Stephanie Coker (born Stephanie Omowunmi Eniafe Coker; 28 November 1988), is a Nigerian on-air personality and a television presenter for MTV Base Africa and EbonyLife TV She also featured as 'Feke' in the popular Nigerian TV series Tinsel. and a popular sitcom program Hustle as "Cindy".

==Early life==
Coker was born in Lagos, but moved to North London, in the UK at the age of 1. She attended St Mary’s Church of England Primary school in North London, a place she described as "a really small school where Christianity was taken very seriously". She later graduated from Brunel University with a degree in Media and Communications.

While at Brunel, she interned at MTV, Channel Four and Media Moguls PR.

==Career==

===London===
In 2010, Stephanie won the MTV Freederm Presenter Competition, which saw her starring in a TV advert.

That same year (2010), she was commissioned by OHTV, (UK) for her documentary work on young Nigerians called Christmas in Lagos.

In 2011, Stephanie trained with Media Trust on their TV diversity programme London 360, a Community Channel (UK), magazine-style news show, offered her a role as a presenter.

===Nigeria===
Stephanie Coker moved back to Nigeria in 2011 and got her first job with MTV Base Africa as an anchor of the countdown show Street Request.

Since then, she has worked on various projects and shows such as Cool FM Midday Oasis Show, MTV Big Friday Show (with Basketmouth), Tinsel on Africa Magic.

In 2013, alongside Bovi and Pearl, she co-hosted the Guinness Colourful World of more concert, an event earlier scheduled to be anchored by Bow Wow.

In 2015, she was featured on the cover page of the Exquisite Magazine's "Love Edition".

In 2016 she became the host for The Voice Nigeria.

In 2021 she hosted the maiden Edition of De9jaspirit Talent Hunt

===Radio===
On 6 December 2013, Baileys Nigeria announced Stephanie Coker and Veronica Ebie-Odeka as the hosts of the newradio show: Baileys Boutique.

== Filmography ==

| Year | Film | Role | Notes |
|---|---|---|---|
| 2025 | Aso Ebi Diaries |  |  |
| 2020 | Fate of Alakada |  |  |
| 2016 | Hustle (TV series) | Cindy |  |
| 2001 | Ice Planet | Exotic Chanteuse |  |

==Awards and nominations==
In 2014, Stephanie Coker was nominated for and later won the Exquisite Lady of the Year (ELOY)'s TV Presenter of the Year.

She was also nominated for the 2014 Nigerian Broadcasters Merit Awards (NBMA) as the Nigerian Broadcaster of the year.
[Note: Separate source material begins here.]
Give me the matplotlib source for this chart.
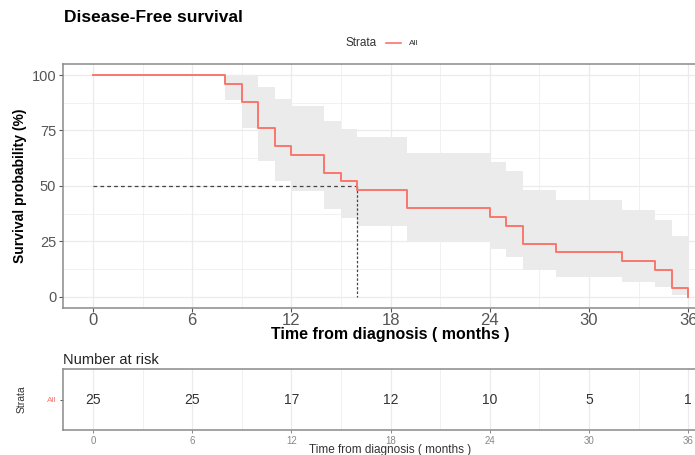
import matplotlib
matplotlib.use("Agg")
import matplotlib.pyplot as plt
from matplotlib.lines import Line2D

plt.rcParams["font.family"] = ["Liberation Sans", "DejaVu Sans"]

# Kaplan-Meier estimate (percent)
times = [0, 8, 9, 10, 11, 12, 14, 15, 16, 19, 24, 25, 26, 28, 32, 34, 35, 36]
surv = [100, 96, 88, 76, 68, 64, 56, 52, 48, 40, 36, 32, 24, 20, 16, 12, 4, 0]
# confidence band for each step up to t=35
upper = [100, 100, 100, 94.7, 89, 86, 79.3, 75.8, 72.2, 64.6, 60.7, 56.7, 48.2, 43.8, 39.3, 34.7, 27.3]
lower = [100, 88.6, 76.1, 61, 52, 47.7, 39.6, 35.7, 31.9, 24.8, 21.4, 18.1, 12, 9.1, 6.5, 4.2, 0.6]
median_time = 16

risk_times = [0, 6, 12, 18, 24, 30, 36]
risk_counts = [25, 25, 17, 12, 10, 5, 1]
strata = ["All"]

line_color = "#F8766D"
band_color = "#ebebeb"
border_color = "#8a8a8a"
grid_color = "#ebebeb"
tick_color = "#555555"

xlim = (-1.8, 37.8)

fig = plt.figure(figsize=(6.95, 4.55), dpi=100)
fig.patch.set_facecolor("white")

ax = fig.add_axes([0.0909, 0.3235, 0.942, 0.536])
ax.set_xlim(*xlim)
ax.set_ylim(-5, 105)

for v in range(3, 37, 6):
    ax.axvline(v, color=grid_color, lw=0.5, zorder=0)
for v in [12.5, 37.5, 62.5, 87.5]:
    ax.axhline(v, color=grid_color, lw=0.5, zorder=0)
ax.grid(True, color=grid_color, lw=0.9, zorder=0)
ax.set_axisbelow(True)

band_x = times
band_hi = upper + [upper[-1]]
band_lo = lower + [lower[-1]]
ax.fill_between(band_x, band_lo, band_hi, step="post", color=band_color, lw=0, zorder=1)
ax.step(times, surv, where="post", color=line_color, lw=1.4, zorder=3)

# median survival marker
ax.plot([0, median_time], [50, 50], color="#444444", lw=0.9, ls=(0, (3, 2.5)), zorder=2)
ax.plot([median_time, median_time], [50, 0], color="#444444", lw=0.9, ls=(0, (2, 1.5)), zorder=2)

ax.set_xticks(risk_times)
ax.set_yticks([0, 25, 50, 75, 100])
ax.tick_params(colors=tick_color, length=3, width=0.8, pad=2)
ax.tick_params(axis="x", labelsize=12, pad=1)
ax.tick_params(axis="y", labelsize=10.5)
for s in ax.spines.values():
    s.set_color(border_color)
    s.set_linewidth(1.1)
ax.set_xlabel("Time from diagnosis ( months )", fontsize=11.5, fontweight="bold", labelpad=-1)
ax.set_ylabel("Survival probability (%)", fontsize=10, fontweight="bold", labelpad=3)

fig.text(0.092, 0.962, "Disease-Free survival", fontsize=12.5, fontweight="bold", va="center")

# legend
fig.text(0.542, 0.905, "Strata", fontsize=8.5, color="#333333", va="center", ha="right")
fig.add_artist(Line2D([0.556, 0.577], [0.905, 0.905], color=line_color, lw=1.2, transform=fig.transFigure))
fig.text(0.588, 0.905, strata[0], fontsize=6, color="#333333", va="center")

# risk table
rax = fig.add_axes([0.0909, 0.055, 0.942, 0.1334])
rax.set_xlim(*xlim)
rax.set_ylim(0.5, 1.5)
for v in range(3, 37, 6):
    rax.axvline(v, color=grid_color, lw=0.5, zorder=0)
rax.grid(True, axis="x", color=grid_color, lw=0.9, zorder=0)
rax.set_axisbelow(True)
for t, n in zip(risk_times, risk_counts):
    rax.text(t, 1, str(n), ha="center", va="center", fontsize=10, color="#333333")
rax.set_xticks(risk_times)
rax.set_yticks([1])
rax.set_yticklabels(strata)
rax.tick_params(axis="x", colors="#888888", labelsize=7, length=2.5, width=0.7, pad=1.5)
rax.tick_params(axis="y", colors="#555555", labelsize=6, length=2.5, width=0.7, pad=2)
rax.get_yticklabels()[0].set_color(line_color)
for s in rax.spines.values():
    s.set_color(border_color)
    s.set_linewidth(1.1)
rax.set_xlabel("Time from diagnosis ( months )", fontsize=8.5, color="#333333", labelpad=-1)
rax.set_ylabel("Strata", fontsize=7.5, color="#333333", labelpad=15)
rax.set_title("Number at risk", fontsize=10.5, color="#222222", loc="left", pad=4)

fig.savefig("out.png", dpi=100)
The award was later won by Helen Paul.

== Personal life ==
On August 12, 2017, Stephanie Coker married Olumide Aderinokun, on the Greek Island of Mykonos. She gave birth to a daughter in November 2019.

She started working with Arise TV in 2018 where she works as a host for Arise TV's The Morning Show where she discusses business, tech and entertainment with industry experts.